(Figure scripts)
▼

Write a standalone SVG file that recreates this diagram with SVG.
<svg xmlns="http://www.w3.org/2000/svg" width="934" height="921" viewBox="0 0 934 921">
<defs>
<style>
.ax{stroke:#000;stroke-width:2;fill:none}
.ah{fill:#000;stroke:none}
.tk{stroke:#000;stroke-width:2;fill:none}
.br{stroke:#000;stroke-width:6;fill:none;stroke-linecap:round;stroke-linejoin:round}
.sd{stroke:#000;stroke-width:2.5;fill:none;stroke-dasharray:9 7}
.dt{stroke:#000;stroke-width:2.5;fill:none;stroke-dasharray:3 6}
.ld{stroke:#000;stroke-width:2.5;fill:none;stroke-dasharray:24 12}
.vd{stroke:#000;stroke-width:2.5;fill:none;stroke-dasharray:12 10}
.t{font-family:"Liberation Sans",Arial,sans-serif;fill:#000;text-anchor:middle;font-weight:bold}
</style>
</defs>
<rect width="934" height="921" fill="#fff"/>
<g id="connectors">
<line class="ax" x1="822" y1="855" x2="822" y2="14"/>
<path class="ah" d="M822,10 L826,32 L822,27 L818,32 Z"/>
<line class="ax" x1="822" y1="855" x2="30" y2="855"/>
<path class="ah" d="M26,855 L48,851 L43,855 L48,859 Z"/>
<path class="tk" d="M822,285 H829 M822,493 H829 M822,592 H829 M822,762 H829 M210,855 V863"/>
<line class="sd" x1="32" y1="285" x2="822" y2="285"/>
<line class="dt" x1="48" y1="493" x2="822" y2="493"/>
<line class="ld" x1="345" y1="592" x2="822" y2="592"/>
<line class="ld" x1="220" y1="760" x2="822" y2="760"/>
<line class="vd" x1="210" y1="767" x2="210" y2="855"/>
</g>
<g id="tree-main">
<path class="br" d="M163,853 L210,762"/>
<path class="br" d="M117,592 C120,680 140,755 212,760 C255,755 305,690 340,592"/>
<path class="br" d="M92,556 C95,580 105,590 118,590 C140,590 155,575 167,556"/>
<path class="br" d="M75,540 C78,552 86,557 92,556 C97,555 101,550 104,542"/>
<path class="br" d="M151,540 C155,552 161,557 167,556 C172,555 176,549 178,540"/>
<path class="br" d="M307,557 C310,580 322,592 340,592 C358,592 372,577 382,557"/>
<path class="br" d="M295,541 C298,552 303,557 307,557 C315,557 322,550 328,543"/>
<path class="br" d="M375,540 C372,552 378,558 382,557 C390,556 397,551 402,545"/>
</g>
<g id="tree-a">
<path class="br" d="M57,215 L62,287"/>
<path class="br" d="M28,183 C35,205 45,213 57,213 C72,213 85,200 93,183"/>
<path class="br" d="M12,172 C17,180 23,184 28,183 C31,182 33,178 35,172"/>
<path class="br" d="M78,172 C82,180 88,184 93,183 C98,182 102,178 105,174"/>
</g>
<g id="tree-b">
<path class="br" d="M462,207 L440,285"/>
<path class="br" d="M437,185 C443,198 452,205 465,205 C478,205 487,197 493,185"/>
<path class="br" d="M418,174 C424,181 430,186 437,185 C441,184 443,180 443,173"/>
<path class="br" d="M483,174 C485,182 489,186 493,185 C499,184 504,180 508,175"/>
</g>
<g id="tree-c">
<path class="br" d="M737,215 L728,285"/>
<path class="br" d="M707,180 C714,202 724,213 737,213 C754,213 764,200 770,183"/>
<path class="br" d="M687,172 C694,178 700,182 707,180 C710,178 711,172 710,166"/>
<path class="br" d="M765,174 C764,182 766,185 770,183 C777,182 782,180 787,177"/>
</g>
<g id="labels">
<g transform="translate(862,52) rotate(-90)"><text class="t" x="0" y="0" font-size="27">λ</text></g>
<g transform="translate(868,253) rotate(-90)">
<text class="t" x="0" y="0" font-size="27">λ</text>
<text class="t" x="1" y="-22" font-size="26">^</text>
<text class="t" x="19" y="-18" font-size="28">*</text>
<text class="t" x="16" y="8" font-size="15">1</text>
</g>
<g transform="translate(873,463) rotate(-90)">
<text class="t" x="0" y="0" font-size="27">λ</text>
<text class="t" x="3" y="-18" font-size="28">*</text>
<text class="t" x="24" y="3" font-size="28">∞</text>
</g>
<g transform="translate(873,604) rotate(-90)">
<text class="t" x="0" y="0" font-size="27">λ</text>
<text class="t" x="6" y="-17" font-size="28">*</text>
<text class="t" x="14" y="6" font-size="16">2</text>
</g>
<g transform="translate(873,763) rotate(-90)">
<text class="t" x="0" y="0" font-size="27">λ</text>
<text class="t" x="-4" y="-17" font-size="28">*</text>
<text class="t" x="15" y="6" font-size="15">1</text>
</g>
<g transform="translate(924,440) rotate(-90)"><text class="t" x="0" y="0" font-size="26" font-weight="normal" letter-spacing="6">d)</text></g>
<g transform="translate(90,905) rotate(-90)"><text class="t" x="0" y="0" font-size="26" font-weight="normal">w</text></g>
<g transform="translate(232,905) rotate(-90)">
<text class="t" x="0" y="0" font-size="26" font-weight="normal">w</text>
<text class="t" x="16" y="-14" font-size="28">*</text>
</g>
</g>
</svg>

▲
▼

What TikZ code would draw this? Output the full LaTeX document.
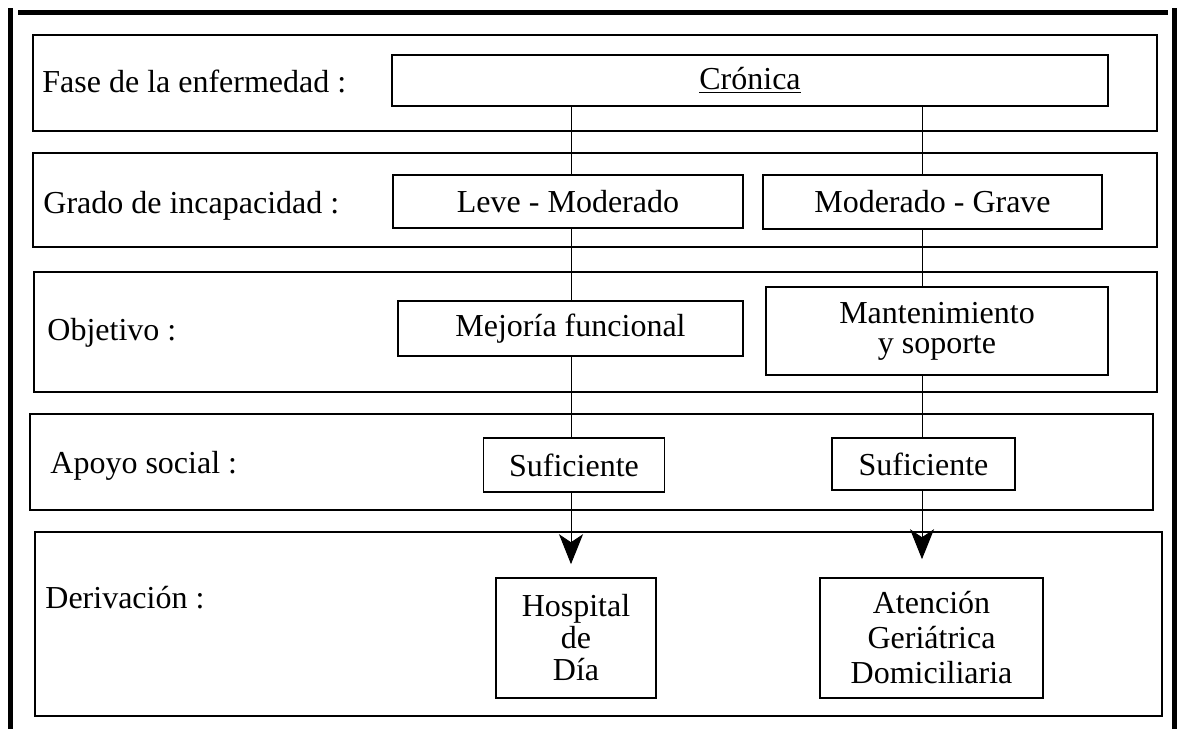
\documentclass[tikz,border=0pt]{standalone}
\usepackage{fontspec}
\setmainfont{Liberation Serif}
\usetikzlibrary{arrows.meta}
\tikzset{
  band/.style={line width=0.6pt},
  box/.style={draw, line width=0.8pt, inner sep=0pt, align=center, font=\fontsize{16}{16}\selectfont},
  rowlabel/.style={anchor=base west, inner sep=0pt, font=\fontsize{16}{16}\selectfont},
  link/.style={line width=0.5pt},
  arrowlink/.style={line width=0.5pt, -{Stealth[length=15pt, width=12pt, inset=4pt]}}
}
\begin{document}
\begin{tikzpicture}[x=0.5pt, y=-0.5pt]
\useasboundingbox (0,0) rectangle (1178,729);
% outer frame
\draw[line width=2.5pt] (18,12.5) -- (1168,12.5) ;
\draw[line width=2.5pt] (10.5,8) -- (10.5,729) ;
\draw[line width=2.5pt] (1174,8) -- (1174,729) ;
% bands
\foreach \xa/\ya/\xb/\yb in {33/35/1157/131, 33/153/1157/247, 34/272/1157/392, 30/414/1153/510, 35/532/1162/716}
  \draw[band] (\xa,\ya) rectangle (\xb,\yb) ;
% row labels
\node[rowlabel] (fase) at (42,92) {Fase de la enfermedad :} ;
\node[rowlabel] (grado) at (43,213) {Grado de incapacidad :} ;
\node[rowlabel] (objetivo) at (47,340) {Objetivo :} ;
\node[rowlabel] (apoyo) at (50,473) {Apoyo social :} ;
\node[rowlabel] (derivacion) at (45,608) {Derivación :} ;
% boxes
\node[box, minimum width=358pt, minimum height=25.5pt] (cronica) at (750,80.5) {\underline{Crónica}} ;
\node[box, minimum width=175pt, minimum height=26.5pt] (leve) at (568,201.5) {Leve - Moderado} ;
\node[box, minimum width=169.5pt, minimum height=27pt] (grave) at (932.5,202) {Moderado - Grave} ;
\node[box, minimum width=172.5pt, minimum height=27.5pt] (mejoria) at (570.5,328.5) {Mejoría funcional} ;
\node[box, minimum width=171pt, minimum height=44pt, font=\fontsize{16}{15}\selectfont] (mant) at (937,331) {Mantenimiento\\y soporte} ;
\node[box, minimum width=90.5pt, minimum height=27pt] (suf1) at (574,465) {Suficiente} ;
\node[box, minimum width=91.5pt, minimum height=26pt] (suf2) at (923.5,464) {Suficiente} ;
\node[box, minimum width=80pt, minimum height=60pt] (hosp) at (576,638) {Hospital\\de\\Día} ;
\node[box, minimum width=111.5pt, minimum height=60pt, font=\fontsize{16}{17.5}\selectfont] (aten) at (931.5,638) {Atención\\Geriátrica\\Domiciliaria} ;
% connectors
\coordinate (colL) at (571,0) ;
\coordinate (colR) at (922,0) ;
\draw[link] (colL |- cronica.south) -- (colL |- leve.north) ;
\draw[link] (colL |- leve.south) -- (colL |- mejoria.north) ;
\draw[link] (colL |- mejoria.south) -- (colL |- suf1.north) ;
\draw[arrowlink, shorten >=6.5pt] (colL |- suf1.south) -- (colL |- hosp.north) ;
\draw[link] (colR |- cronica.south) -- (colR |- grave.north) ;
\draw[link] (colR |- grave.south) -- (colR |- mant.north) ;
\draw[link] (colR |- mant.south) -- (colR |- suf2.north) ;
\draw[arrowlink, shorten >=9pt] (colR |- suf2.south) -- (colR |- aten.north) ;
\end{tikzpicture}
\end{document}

▲
▼

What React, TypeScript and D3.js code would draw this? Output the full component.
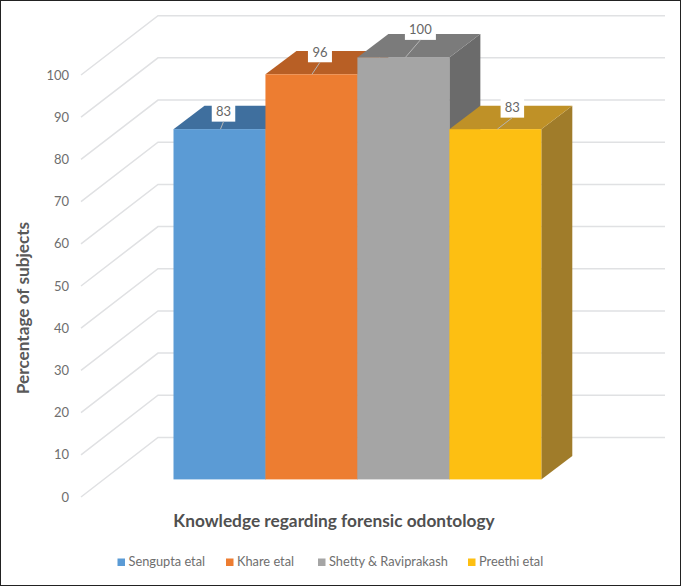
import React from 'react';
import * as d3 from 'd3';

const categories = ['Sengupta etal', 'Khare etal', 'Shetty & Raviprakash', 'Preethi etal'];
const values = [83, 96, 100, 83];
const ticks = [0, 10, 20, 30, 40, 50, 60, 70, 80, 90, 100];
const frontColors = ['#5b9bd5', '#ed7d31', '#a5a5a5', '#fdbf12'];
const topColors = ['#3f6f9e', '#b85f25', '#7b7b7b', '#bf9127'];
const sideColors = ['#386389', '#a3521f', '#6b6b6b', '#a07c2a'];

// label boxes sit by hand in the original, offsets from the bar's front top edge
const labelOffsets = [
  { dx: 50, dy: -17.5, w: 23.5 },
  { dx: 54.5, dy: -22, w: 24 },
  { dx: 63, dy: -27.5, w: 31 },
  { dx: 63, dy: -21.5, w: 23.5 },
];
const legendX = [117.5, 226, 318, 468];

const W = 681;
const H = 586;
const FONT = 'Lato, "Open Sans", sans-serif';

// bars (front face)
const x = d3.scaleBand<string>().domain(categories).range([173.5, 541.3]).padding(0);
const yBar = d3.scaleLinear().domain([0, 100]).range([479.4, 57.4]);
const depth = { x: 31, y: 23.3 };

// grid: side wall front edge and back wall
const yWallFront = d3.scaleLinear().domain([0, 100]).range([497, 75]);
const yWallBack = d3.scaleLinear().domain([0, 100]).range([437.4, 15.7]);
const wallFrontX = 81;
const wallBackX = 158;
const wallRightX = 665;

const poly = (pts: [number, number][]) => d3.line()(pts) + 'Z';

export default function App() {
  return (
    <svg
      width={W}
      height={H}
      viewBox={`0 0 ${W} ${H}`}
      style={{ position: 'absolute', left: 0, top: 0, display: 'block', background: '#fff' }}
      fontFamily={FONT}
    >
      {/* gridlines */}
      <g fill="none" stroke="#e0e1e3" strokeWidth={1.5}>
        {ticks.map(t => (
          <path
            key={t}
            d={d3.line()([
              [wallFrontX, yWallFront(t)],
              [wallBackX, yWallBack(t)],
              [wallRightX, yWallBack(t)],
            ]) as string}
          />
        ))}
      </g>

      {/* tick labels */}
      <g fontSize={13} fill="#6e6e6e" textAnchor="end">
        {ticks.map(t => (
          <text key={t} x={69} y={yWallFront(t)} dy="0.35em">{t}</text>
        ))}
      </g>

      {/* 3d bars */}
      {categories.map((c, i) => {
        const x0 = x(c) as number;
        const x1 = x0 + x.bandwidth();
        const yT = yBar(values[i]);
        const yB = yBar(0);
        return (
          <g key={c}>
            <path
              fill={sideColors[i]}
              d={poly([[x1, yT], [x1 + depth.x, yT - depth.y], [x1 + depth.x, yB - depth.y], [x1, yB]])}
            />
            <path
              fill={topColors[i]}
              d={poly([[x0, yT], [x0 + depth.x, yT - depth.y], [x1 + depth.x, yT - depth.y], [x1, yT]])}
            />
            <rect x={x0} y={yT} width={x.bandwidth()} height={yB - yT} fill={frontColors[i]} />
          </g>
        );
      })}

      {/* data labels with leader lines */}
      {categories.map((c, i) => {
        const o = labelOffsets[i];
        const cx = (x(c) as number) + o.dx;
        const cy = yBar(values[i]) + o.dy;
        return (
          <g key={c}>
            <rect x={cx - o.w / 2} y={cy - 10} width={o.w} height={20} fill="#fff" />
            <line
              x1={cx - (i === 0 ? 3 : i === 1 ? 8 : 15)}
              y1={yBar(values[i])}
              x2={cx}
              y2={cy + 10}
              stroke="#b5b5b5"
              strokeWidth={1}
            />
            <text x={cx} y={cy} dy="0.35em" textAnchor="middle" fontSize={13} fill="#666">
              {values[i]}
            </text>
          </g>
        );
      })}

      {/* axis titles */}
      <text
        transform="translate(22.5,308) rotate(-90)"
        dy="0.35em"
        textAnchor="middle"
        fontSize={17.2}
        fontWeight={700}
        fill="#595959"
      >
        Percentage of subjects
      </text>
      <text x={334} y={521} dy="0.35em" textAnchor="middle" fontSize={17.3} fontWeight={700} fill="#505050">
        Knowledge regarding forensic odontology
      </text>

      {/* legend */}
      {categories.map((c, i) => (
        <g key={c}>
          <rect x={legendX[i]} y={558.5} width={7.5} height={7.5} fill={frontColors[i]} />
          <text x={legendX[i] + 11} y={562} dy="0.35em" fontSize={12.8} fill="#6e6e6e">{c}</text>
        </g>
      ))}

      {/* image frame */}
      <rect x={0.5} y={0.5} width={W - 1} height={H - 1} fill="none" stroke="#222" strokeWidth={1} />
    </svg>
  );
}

▲

[Given exercise] Search the preceding listing for "code" and extract every line where it is found.

[Completed exercise]
What TikZ code would draw this? Output the full LaTeX document.
What React, TypeScript and D3.js code would draw this? Output the full component.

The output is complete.